For advisors, pooled employer plans are a new market with promise, but also uncertainties. Will they be a game-changer? This feature article in the latest issue of NAPA Net the Magazine takes a look at five of the uncertainties currently surrounding PEPs.

When Scott Matheson thinks about pooled employer plans, he keeps coming back to why PEPs got included in the SECURE Act. “The goal is to expand coverage to American workers who don’t currently have a workplace retirement plan. The goal was not to create PEPs as a way to bring scale to advisors or providers for their existing small plans, nor was it to help employers that currently offer a plan a way to wash their hands of the fiduciary risk associated with sponsoring their plan,” says Matheson, managing director and head of client solutions at CAPTRUST in Raleigh, North Carolina. “The real growth in coverage would come from the start-up market, from organizations that otherwise would not have a plan.”

Because of that important goal to expand coverage, CAPTRUST feels motivated to get involved somehow, Matheson says. The advisory firm hasn’t focused on the start-up market in the past, he adds, “because we would have to charge too much for it to be workable for them, to deliver the services at our standards.” Now, he and his colleagues are thinking about how best to get involved with PEPs, which launch starting Jan. 1, 2021.
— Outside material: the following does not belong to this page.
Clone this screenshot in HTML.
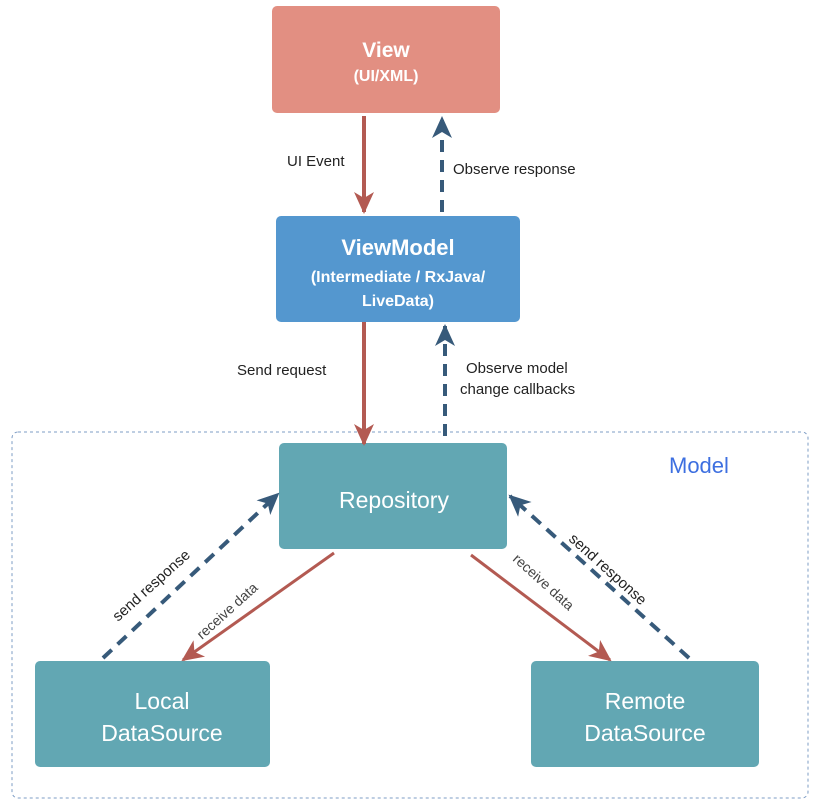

It wouldn’t be a stretch for CAPTRUST to serve as a 3(38) fiduciary investment manager for PEPs, Matheson says, since it already has taken on that role with about 700 client plans. “The issue is if we want to start our own PEP, and be a plan provider,” he says. “The question is, how could we do that in a way that achieves scale and also preserves our commitment to exceed our clients’ service expectations? We’re having a lot of conversations internally about what that would look like. “

CAPTRUST doesn’t feel compelled to enter the PEP market in January 2021, Matheson says, since the advisory firm’s culture is to weigh decisions like that carefully. “We’ve been reluctant to be the ‘first mover,’ and going in on 1-1-21 with a PEP is not our desire,” he says. “We’d rather be a ‘close follower,’ to make sure that we are delivering something that is consistent with our service standards.”